WILL EISNER 4- A POESIA DAS ÁGUAS


Will Eisner é famoso por desenhar cenas de chuva como ninguém. Como já ressaltei ao tratar da peça Avenida Dropsie, este é o grande momento de suas HQs e está muito além da banalidade corrente na Tv ou no cinema, quando a chuva vem quase sempre endossar a tristeza de um personagem ou ainda adicionar alguma dificuldade à provação por que passa.
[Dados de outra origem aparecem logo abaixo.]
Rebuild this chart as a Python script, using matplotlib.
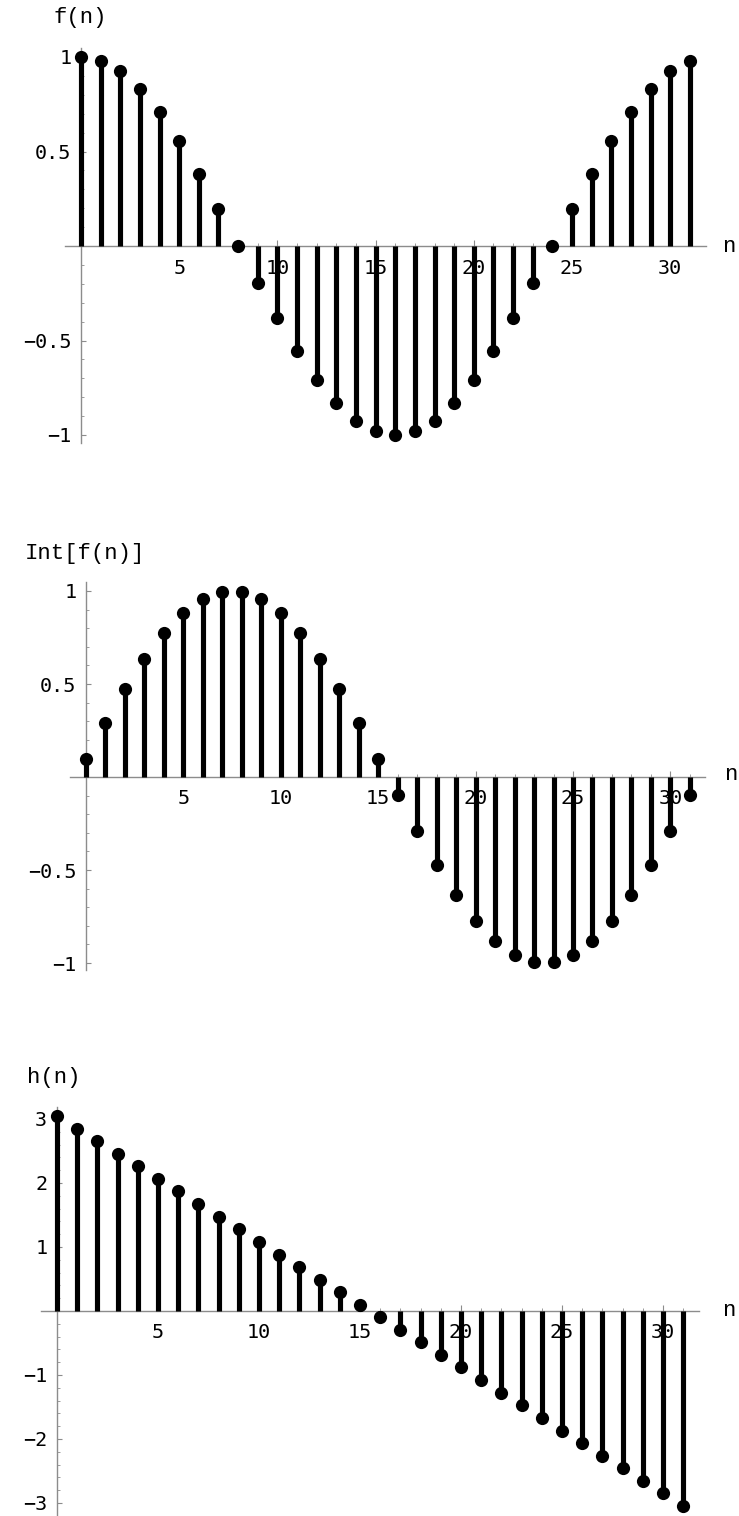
import matplotlib
matplotlib.use("Agg")
import matplotlib.pyplot as plt
from matplotlib.ticker import MultipleLocator, FixedLocator

n = list(range(32))

f_vals = [1.0, 0.981, 0.924, 0.831, 0.707, 0.556, 0.383, 0.195,
          0.0, -0.195, -0.383, -0.556, -0.707, -0.831, -0.924, -0.981,
          -1.0, -0.981, -0.924, -0.831, -0.707, -0.556, -0.383, -0.195,
          0.0, 0.195, 0.383, 0.556, 0.707, 0.831, 0.924, 0.981]

int_vals = [0.098, 0.290, 0.471, 0.634, 0.773, 0.882, 0.957, 0.995,
            0.995, 0.957, 0.882, 0.773, 0.634, 0.471, 0.290, 0.098,
            -0.098, -0.290, -0.471, -0.634, -0.773, -0.882, -0.957, -0.995,
            -0.995, -0.957, -0.882, -0.773, -0.634, -0.471, -0.290, -0.098]

h_vals = [3.04, 2.85, 2.65, 2.45, 2.26, 2.06, 1.87, 1.67,
          1.47, 1.28, 1.08, 0.88, 0.69, 0.49, 0.29, 0.10,
          -0.10, -0.29, -0.49, -0.69, -0.88, -1.08, -1.28, -1.47,
          -1.67, -1.87, -2.06, -2.26, -2.45, -2.65, -2.85, -3.04]

x_ticks = [5, 10, 15, 20, 25, 30]
y_ticks_12 = [-1, -0.5, 0.5, 1]
y_tick_labels_12 = ["\u22121", "\u22120.5", "0.5", "1"]
y_ticks_3 = [-3, -2, -1, 1, 2, 3]
y_tick_labels_3 = ["\u22123", "\u22122", "\u22121", "1", "2", "3"]

W, H = 739, 1516
fig = plt.figure(figsize=(W / 100, H / 100), dpi=100)

AX_COLOR = "#8c8c8c"
TICK_FONT = dict(family="DejaVu Sans Mono", size=14.5)
LABEL_FONT = dict(family="Liberation Mono", size=16)


def make_panel(x0_px, px_per_n, y0_px, px_per_y, xlim, ylim, vals,
               yticks, yticklabels, yminor, ylabel, ylabel_xy, nlabel_xy):
    left_px = x0_px + xlim[0] * px_per_n
    right_px = x0_px + xlim[1] * px_per_n
    top_px = y0_px - ylim[1] * px_per_y
    bot_px = y0_px - ylim[0] * px_per_y
    ax = fig.add_axes([left_px / W, 1 - bot_px / H,
                       (right_px - left_px) / W, (bot_px - top_px) / H])
    ax.set_xlim(*xlim)
    ax.set_ylim(*ylim)
    ax.patch.set_alpha(0)
    for s in ["top", "right"]:
        ax.spines[s].set_visible(False)
    ax.spines["left"].set_position(("data", 0))
    ax.spines["bottom"].set_position(("data", 0))
    for s in ["left", "bottom"]:
        ax.spines[s].set_color(AX_COLOR)
        ax.spines[s].set_linewidth(1.0)
        ax.spines[s].set_zorder(1)

    ax.vlines(n, 0, vals, colors="black", linewidth=3.7, zorder=3)
    ax.plot(n, vals, "o", color="black", markersize=9.5, zorder=4,
            markeredgewidth=0)

    ax.xaxis.set_major_locator(FixedLocator(x_ticks))
    ax.xaxis.set_minor_locator(MultipleLocator(1))
    ax.yaxis.set_major_locator(FixedLocator(yticks))
    ax.set_yticklabels(yticklabels)
    ax.yaxis.set_minor_locator(MultipleLocator(yminor))
    ax.set_xticklabels([str(t) for t in x_ticks])
    ax.tick_params(axis="x", which="major", direction="in", length=4,
                   width=0.8, color=AX_COLOR, pad=9)
    ax.tick_params(axis="x", which="minor", direction="in", length=2.2,
                   width=0.6, color=AX_COLOR)
    ax.tick_params(axis="y", which="major", direction="in", length=3.5,
                   width=0.8, color=AX_COLOR, pad=7)
    ax.tick_params(axis="y", which="minor", direction="in", length=2,
                   width=0.6, color=AX_COLOR)
    for lab in ax.get_xticklabels() + ax.get_yticklabels():
        lab.set_fontfamily(TICK_FONT["family"])
        lab.set_fontsize(TICK_FONT["size"])
    for t in ax.xaxis.get_major_ticks() + ax.yaxis.get_major_ticks():
        t.tick1line.set_zorder(2)
        t.label1.set_zorder(2)

    fig.text(ylabel_xy[0] / W, 1 - ylabel_xy[1] / H, ylabel,
             ha="center", va="center", **LABEL_FONT)
    fig.text(nlabel_xy[0] / W, 1 - nlabel_xy[1] / H, "n",
             ha="center", va="center", **LABEL_FONT)
    return ax


make_panel(81, 19.64, 246, 189, (-0.8, 31.8), (-1.04, 1.05), f_vals,
           y_ticks_12, y_tick_labels_12, 0.1, "f(n)", (80, 17), (729, 246))
make_panel(86, 19.48, 777, 186, (-0.8, 31.8), (-1.04, 1.05), int_vals,
           y_ticks_12, y_tick_labels_12, 0.1, "Int[f(n)]", (85, 553), (731, 775))
make_panel(57, 20.2, 1311, 64, (-0.8, 31.8), (-3.2, 3.19), h_vals,
           y_ticks_3, y_tick_labels_3, 0.2, "h(n)", (54, 1077), (729, 1311))

fig.savefig("out.png", dpi=100)
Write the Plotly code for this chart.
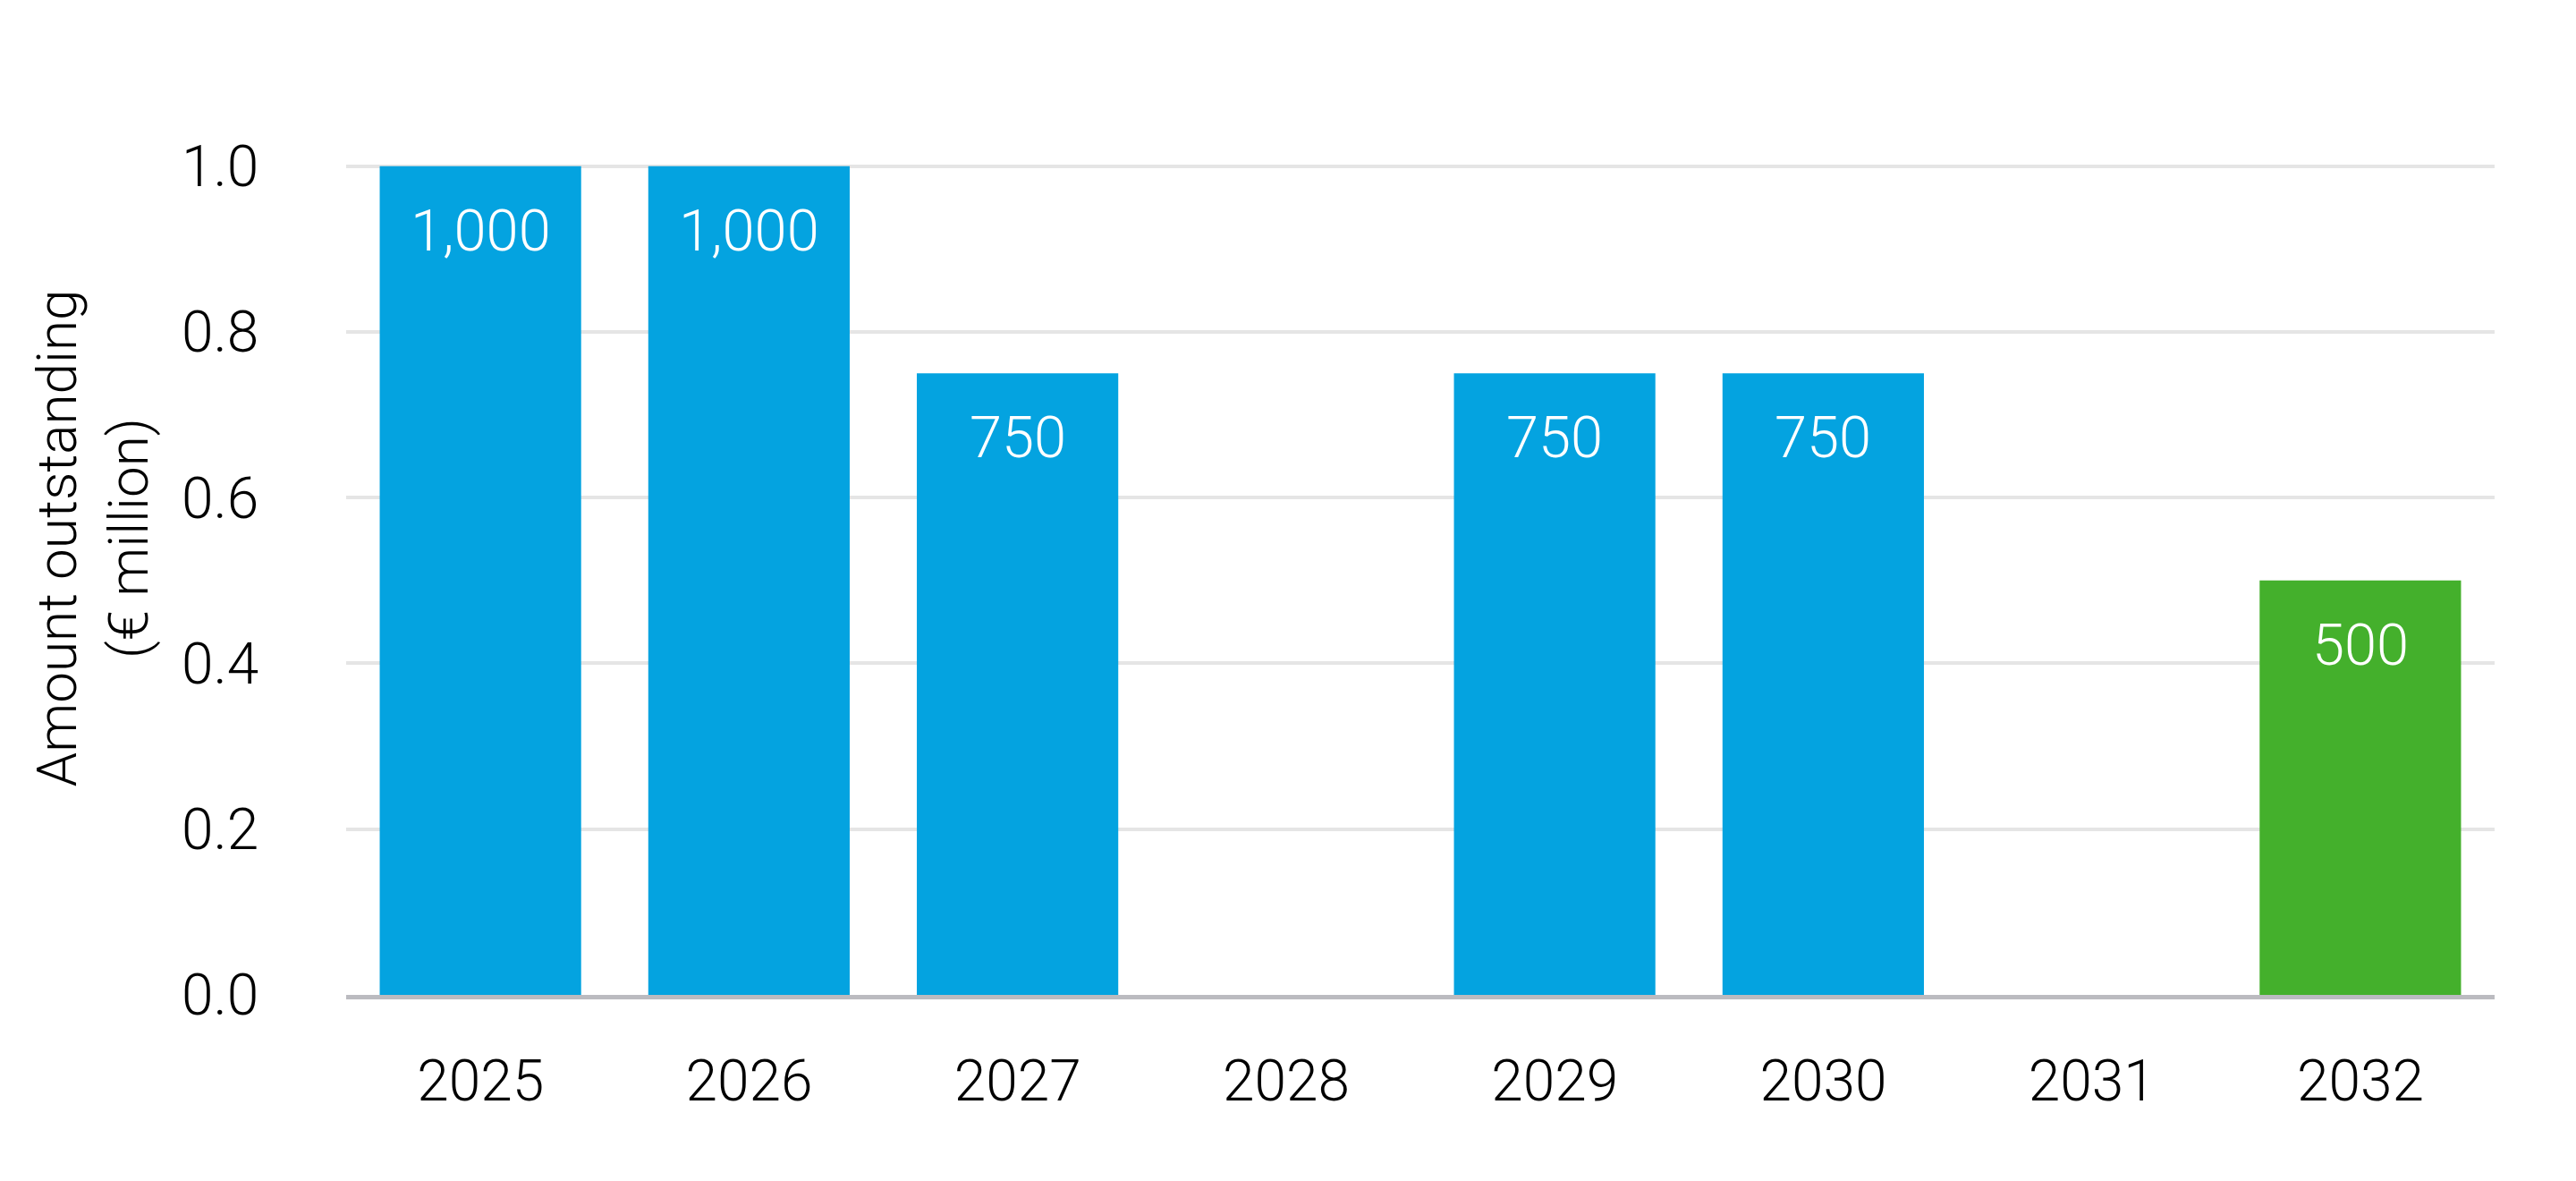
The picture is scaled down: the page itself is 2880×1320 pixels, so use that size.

Eisner é um poeta nestes momentos.
Em O Edifício (Abril Jovem) Monroe Mensh fracassa ao se esquivar de uma bala num assalto vê uma criança ser atingida e morta. Desprezando a si mesmo, abandona o emprego e vai trabalhar de graça num orfanato. A caminhada para fora da loja onde era o principal vendedor rumo ao futuro incerto é feita debaixo de um temporal. Em Pequenos Milagres, Melba encontra nas ruas do cortiço um adolescente que age de maneira estranha e não sabe falar. É abraçada a ele que ela corre debaixo de chuva para casa, onde irá esconder o garoto e ensinar-lhe a ler, escrever e falar . Há exultação, ao contrário da resignação de Mensh, pois ficará nas entrelinhas uma atração sexual desta mulher madura e solteira que ao final da história, ‘fica para tia”trabalhando numa livraria. Em Contrato com Deus (imagem acima), a chuva cai pesadamente no dia em que o judeu praticante Frimme Hersh enterra sua pequena filha. Mais do que tristeza, a chuva é o cenário de uma batalha deflagrada assim que Hersh entra em casa e grita furioso contra Deus.
Seria tolo buscar um significado único que pudesse explicar todas essas cenas. É o grande Mistério da Vida, só acessível pela linguagem poética.